Plasma Trial Day - What is plasma and where does it find application in technology & research?

Interested high school students are invited to participate in the Plasma Trial Day on Jan. 28, 2020 from 10 a.m. to 3 p.m. online. The chairs of the Ruhr-Universität Bochum will introduce themselves.

Technical plasmas find their application in many areas of everyday life and enable many achievements of our engineered world, such as in microelectronics, optics or mechanical engineering. But also in areas like air purification, sterilization and medicine plasmas can be used effectively in innovative concepts.

The fundamentals of technical applications are our field of research. We work interdisciplinary with partners from research and industry to develop innovative concepts and systems. And we would like to explain to you the largely unknown concept of physical plasma and introduce you to how we use and research the "fourth state of matter". Furthermore, we would like to show you how you might become part of a research team in the future!

Please register by email to: This email address is being protected from spambots. You need JavaScript enabled to view it..


Project meeting 16./17.11.2020

Fall meeting of the consortium

The annual fall meeting of the CRC took place online to discuss the recent progress within the projects and their collaborations. Due to the online format it was easy to integrate the Mercator fellows into these discussions. The meeting was complemented by a small workshop on communication aspects related to gender issues.

New appointment

Thomas Mussenbrock appointed at RUB

Since November 1, 2020, Prof. Dr. Thomas Mussenbrock has held the professorship for plasma technology at the Faculty of Electrical Engineering and Information Technology.

He conducts research on low temperature plasmas as well as on nanoelectronic and nanoionic components. His team develops analytical and numerical methods for modeling and simulation and applies them in interaction with experiments. "At the Ruhr-University Bochum, I find the ideal conditions for this," explains Thomas Mussenbrock. "Here, these experiments run right next door. I can follow them live and draw conclusions for our simulations, which in turn have a positive effect on the next experiments. In concrete terms, it is often a question of getting energy into a plasma efficiently and in a targeted manner. "Our goal is to excite only very specific particles." For Thomas Mussenbrock, much of his work revolves around the transport of energy and matter. "We want to understand the macroscopic behavior of the systems on the basis of the microscopic dynamics of the atoms, molecules, electrons and photons involved," the researcher explains.

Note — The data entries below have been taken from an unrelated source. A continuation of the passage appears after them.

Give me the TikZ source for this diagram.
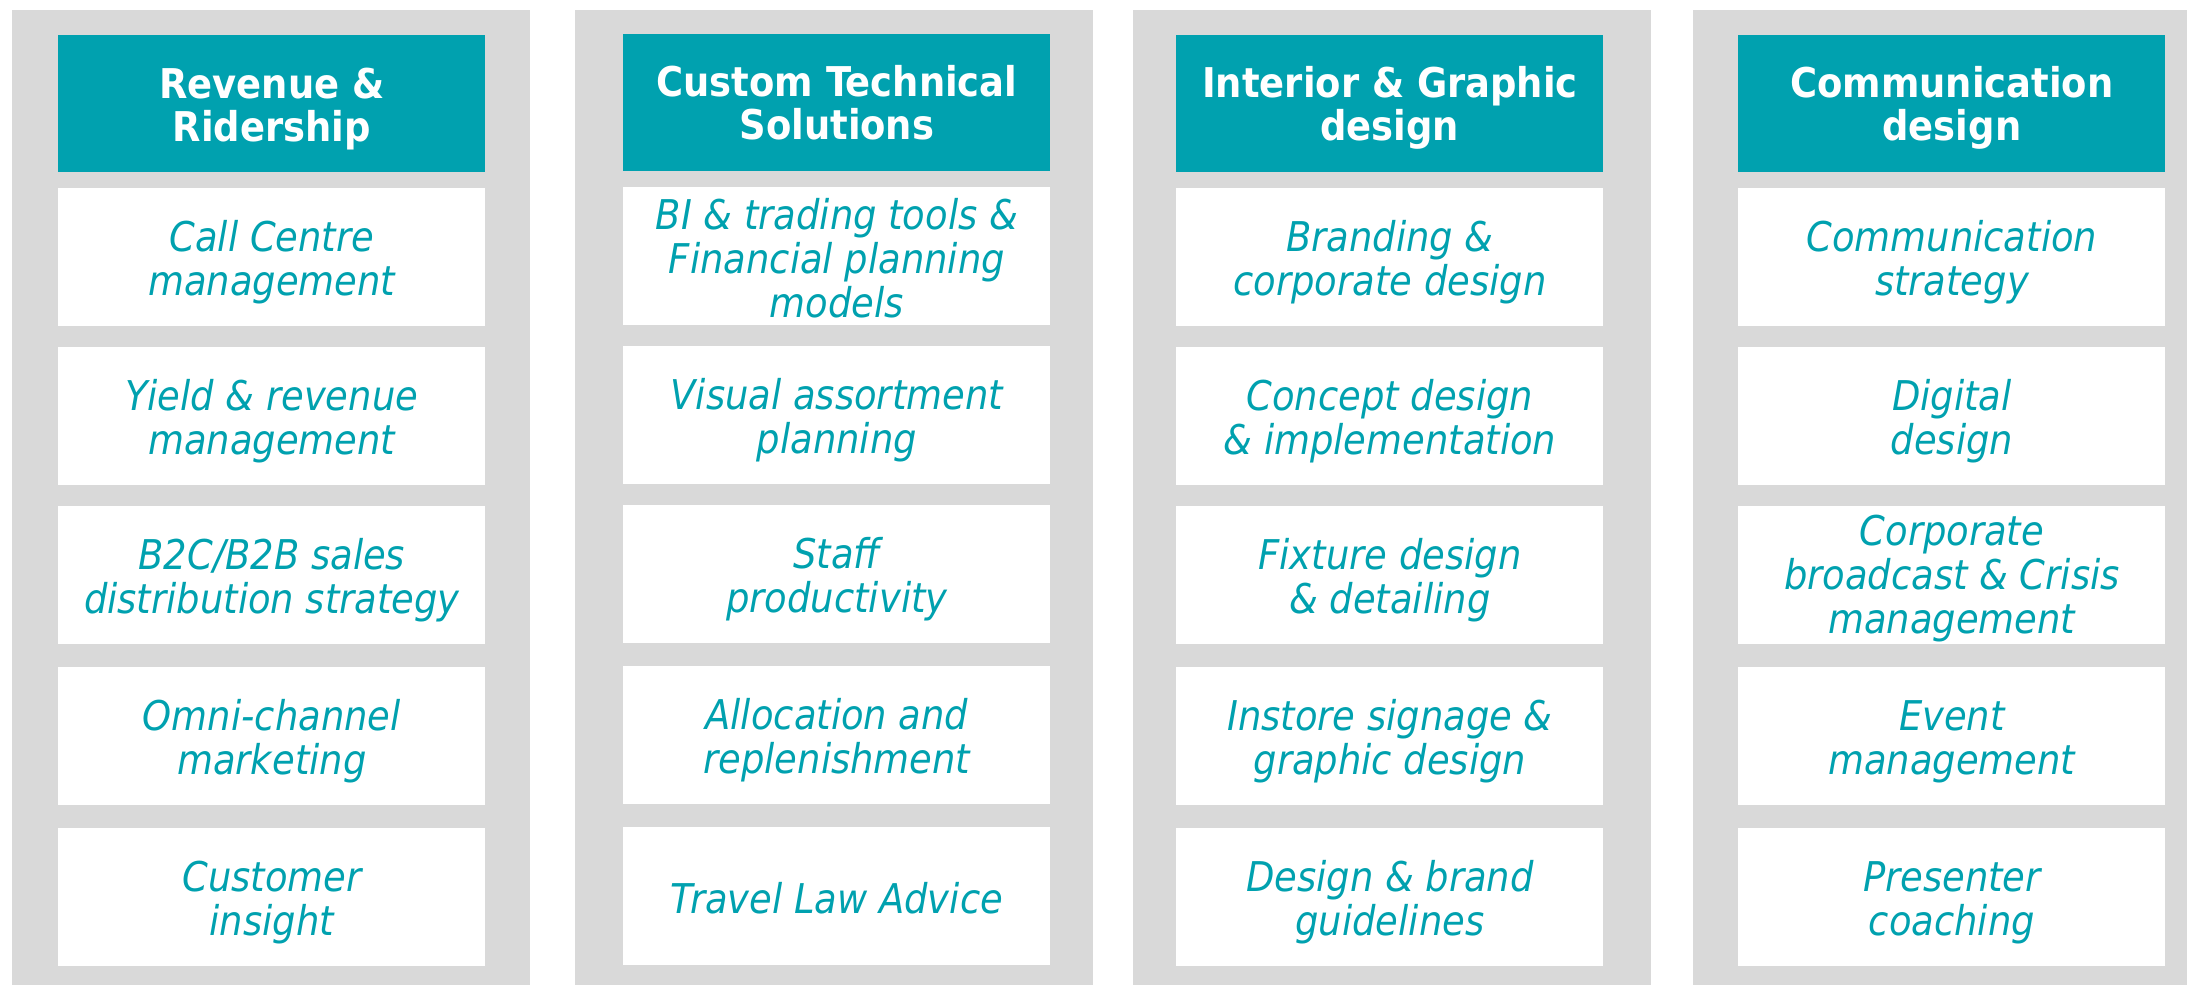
\documentclass[tikz,border=0pt]{standalone}
\usepackage{fontspec}
\setmainfont{DejaVu Sans Condensed}
\definecolor{tealc}{RGB}{0,161,175}
\definecolor{graybg}{RGB}{217,217,217}
\begin{document}
\begin{tikzpicture}[x=0.5pt,y=-0.5pt,
  colbg/.style={fill=graybg, draw=none, inner sep=0pt, anchor=north west, minimum width=259pt, minimum height=487.5pt},
  headbox/.style={fill=tealc, draw=none, inner sep=0pt, anchor=north west, minimum width=213.5pt, minimum height=68.5pt},
  itembox/.style={fill=white, draw=none, inner sep=0pt, anchor=north west, minimum width=213.5pt, minimum height=69pt},
  headtext/.style={inner sep=0pt, text=white, align=center, yshift=-2.8pt, font=\fontsize{20.5}{21.5}\selectfont\bfseries},
  itemtext/.style={inner sep=0pt, text=tealc, align=center, yshift=-2.6pt, font=\fontsize{20.5}{22}\selectfont\itshape},
  oneline/.style={yshift=1.9pt},
  threeline/.style={yshift=1.6pt}]
\useasboundingbox (0,0) rectangle (2187,985);
% grey columns
\node[colbg] (col1) at (12,10) {};
\node[colbg] (col2) at (575,10) {};
\node[colbg] (col3) at (1133,10) {};
\node[colbg, minimum width=247pt] (col4) at (1693,10) {};
% column 1
\node[headbox] (h1) at (58,35) {};
\node[itembox] (a1) at (58,188) {};
\node[itembox] (a2) at (58,347) {};
\node[itembox] (a3) at (58,506) {};
\node[itembox] (a4) at (58,667) {};
\node[itembox] (a5) at (58,828) {};
\node[headtext] (h1t) at (h1.center) {Revenue \&\\Ridership};
\node[itemtext] (a1t) at (a1.center) {Call Centre\\management};
\node[itemtext] (a2t) at (a2.center) {Yield \& revenue\\management};
\node[itemtext] (a3t) at (a3.center) {B2C/B2B sales\\distribution strategy};
\node[itemtext] (a4t) at (a4.center) {Omni-channel\\marketing};
\node[itemtext] (a5t) at (a5.center) {Customer\\insight};
% column 2
\node[headbox] (h2) at (623,34) {};
\node[itembox] (b1) at (623,187) {};
\node[itembox] (b2) at (623,346) {};
\node[itembox] (b3) at (623,505) {};
\node[itembox] (b4) at (623,666) {};
\node[itembox] (b5) at (623,827) {};
\node[headtext, yshift=2.8pt] (h2t) at (h2.center) {Custom Technical\\Solutions};
\node[itemtext, threeline] (b1t) at (b1.center) {BI \& trading tools \&\\Financial planning\\models};
\node[itemtext] (b2t) at (b2.center) {Visual assortment\\planning};
\node[itemtext] (b3t) at (b3.center) {Staff\\productivity};
\node[itemtext] (b4t) at (b4.center) {Allocation and\\replenishment};
\node[itemtext, oneline] (b5t) at (b5.center) {Travel Law Advice};
% column 3
\node[headbox] (h3) at (1176,35) {};
\node[itembox] (c1) at (1176,188) {};
\node[itembox] (c2) at (1176,347) {};
\node[itembox] (c3) at (1176,506) {};
\node[itembox] (c4) at (1176,667) {};
\node[itembox] (c5) at (1176,828) {};
\node[headtext, yshift=0.6pt] (h3t) at (h3.center) {Interior \& Graphic\\design};
\node[itemtext] (c1t) at (c1.center) {Branding \&\\corporate design};
\node[itemtext] (c2t) at (c2.center) {Concept design\\\& implementation};
\node[itemtext] (c3t) at (c3.center) {Fixture design\\\& detailing};
\node[itemtext] (c4t) at (c4.center) {Instore signage \&\\graphic design};
\node[itemtext] (c5t) at (c5.center) {Design \& brand\\guidelines};
% column 4
\node[headbox] (h4) at (1738,35) {};
\node[itembox] (d1) at (1738,188) {};
\node[itembox] (d2) at (1738,347) {};
\node[itembox] (d3) at (1738,506) {};
\node[itembox] (d4) at (1738,667) {};
\node[itembox] (d5) at (1738,828) {};
\node[headtext, yshift=0.6pt] (h4t) at (h4.center) {Communication\\design};
\node[itemtext] (d1t) at (d1.center) {Communication\\strategy};
\node[itemtext] (d2t) at (d2.center) {Digital\\design};
\node[itemtext, yshift=1.2pt] (d3t) at (d3.center) {Corporate\\broadcast \& Crisis\\management};
\node[itemtext] (d4t) at (d4.center) {Event\\management};
\node[itemtext] (d5t) at (d5.center) {Presenter\\coaching};
\end{tikzpicture}
\end{document}
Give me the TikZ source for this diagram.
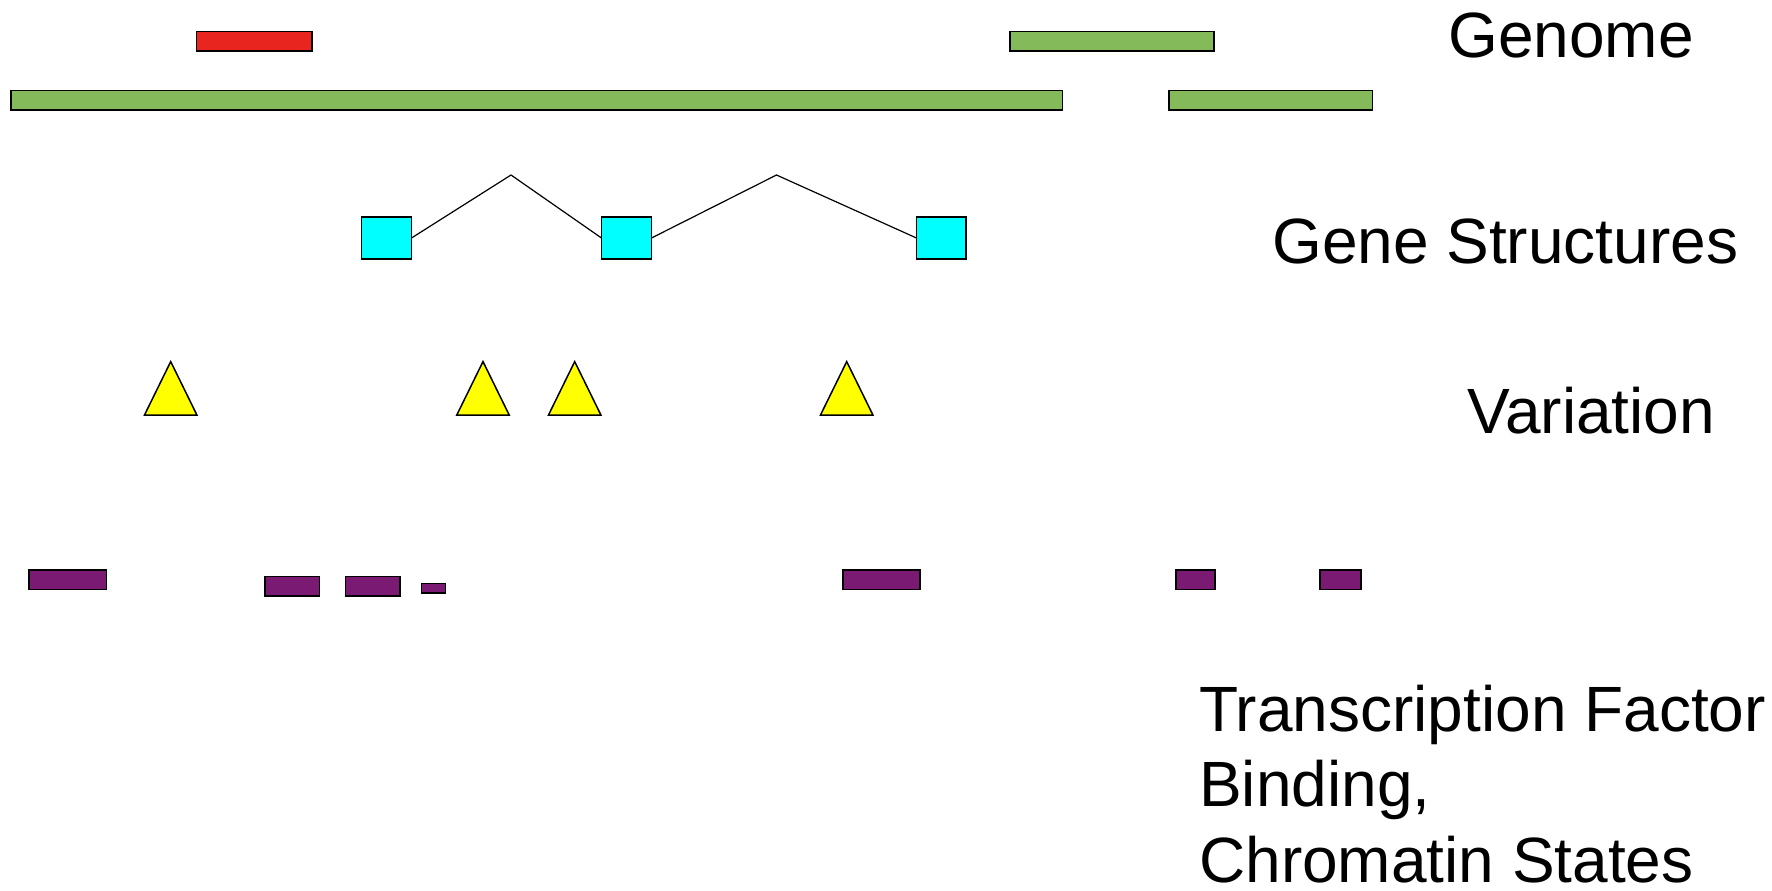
\documentclass[tikz,border=0pt]{standalone}
\usepackage{fontspec}
\setmainfont{Liberation Sans}
\definecolor{gred}{HTML}{E92520}
\definecolor{ggreen}{HTML}{84BA5A}
\definecolor{gcyan}{HTML}{00FFFF}
\definecolor{gyellow}{HTML}{FFFF00}
\definecolor{gpurple}{HTML}{7B1A73}
\begin{document}
\begin{tikzpicture}[x=1pt,y=-1pt,
  bar/.style={draw=black, line width=1.5pt, inner sep=0pt, outer sep=0pt, anchor=north west},
  genome/.style={bar, fill=ggreen},
  redbar/.style={bar, fill=gred},
  exon/.style={bar, fill=gcyan},
  tf/.style={bar, fill=gpurple},
  snp/.style={draw=black, line width=1.5pt, fill=gyellow, line join=miter},
  intron/.style={draw=black, line width=1.2pt},
  lbl/.style={anchor=base west, inner sep=0pt, font=\fontsize{64}{75.2}\selectfont, align=left}
]
\useasboundingbox (0,0) rectangle (1772,891);

% Genome
\node[redbar, minimum width=115.4pt, minimum height=19.4pt] (r1) at (196.6,31.6) {};
\node[genome, minimum width=204pt, minimum height=19.4pt] (g1) at (1010,31.6) {};
\node[genome, minimum width=1051.5pt, minimum height=19.5pt] (g2) at (11,90.5) {};
\node[genome, minimum width=203.5pt, minimum height=19.5pt] (g3) at (1169,90.5) {};

% Gene structures
\node[exon, minimum width=50pt, minimum height=42pt] (e1) at (361.5,217) {};
\node[exon, minimum width=50pt, minimum height=42pt] (e2) at (601.5,217) {};
\node[exon, minimum width=49.5pt, minimum height=42pt] (e3) at (916.5,217) {};
\coordinate (p1) at (511,175);
\coordinate (p2) at (776.5,175);
\draw[intron] (e1.east) -- (p1) -- (e2.west);
\draw[intron] (e2.east) -- (p2) -- (e3.west);

% Variation
\foreach \x/\n in {170.7/t1, 483/t2, 574.7/t3, 846.7/t4} {
  \draw[snp] (\x-26.2,415) coordinate (\n a) -- (\x,361.6) coordinate (\n) -- (\x+26.2,415) -- cycle;
}

% TF binding / chromatin
\node[tf, minimum width=77.5pt, minimum height=19.7pt] (b1) at (29,570) {};
\node[tf, minimum width=54.5pt, minimum height=19.3pt] (b2) at (265,576.7) {};
\node[tf, minimum width=54.7pt, minimum height=19.3pt] (b3) at (345.3,576.7) {};
\node[tf, minimum width=23.9pt, minimum height=9.7pt] (b4) at (421.6,583.3) {};
\node[tf, minimum width=77pt, minimum height=19.5pt] (b5) at (843,570) {};
\node[tf, minimum width=39pt, minimum height=19.5pt] (b6) at (1176,570) {};
\node[tf, minimum width=41pt, minimum height=19.5pt] (b7) at (1320,570) {};

% Labels
\node[lbl] (lg) at (1448,58) {Genome};
\node[lbl] (ls) at (1272,263) {Gene Structures};
\node[lbl] (lv) at (1467,433) {Variation};
\node[lbl, text depth=0pt] (lt) at (1199,882) {Transcription Factor\\Binding,\\Chromatin States};
\end{tikzpicture}
\end{document}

In detail, plasmas play a decisive role in the manufacture of microelectronic components and circuits, for example. "More than 70 percent of all manufacturing steps are plasma-assisted," says Thomas Mussenbrock. "It is not for nothing that they say: No plasma, no iPad.

The chair of plasma technology is involved in two collaborative research centers among others. This research centers are the collaborative research center transregional SFB-TR 87 "Pulsed High-Power Plasmas for the Synthesis of Nanostructured Functional Layers," and the CRC 1316 "Transient Atmospheric Pressure Plasmas - from Plasma to Liquids to Solids,". Morevoer, Thomas Mussenbrock is also involved in the research group of the German Research Foundation FOR 2093 "Memristive Components for Neural Systems".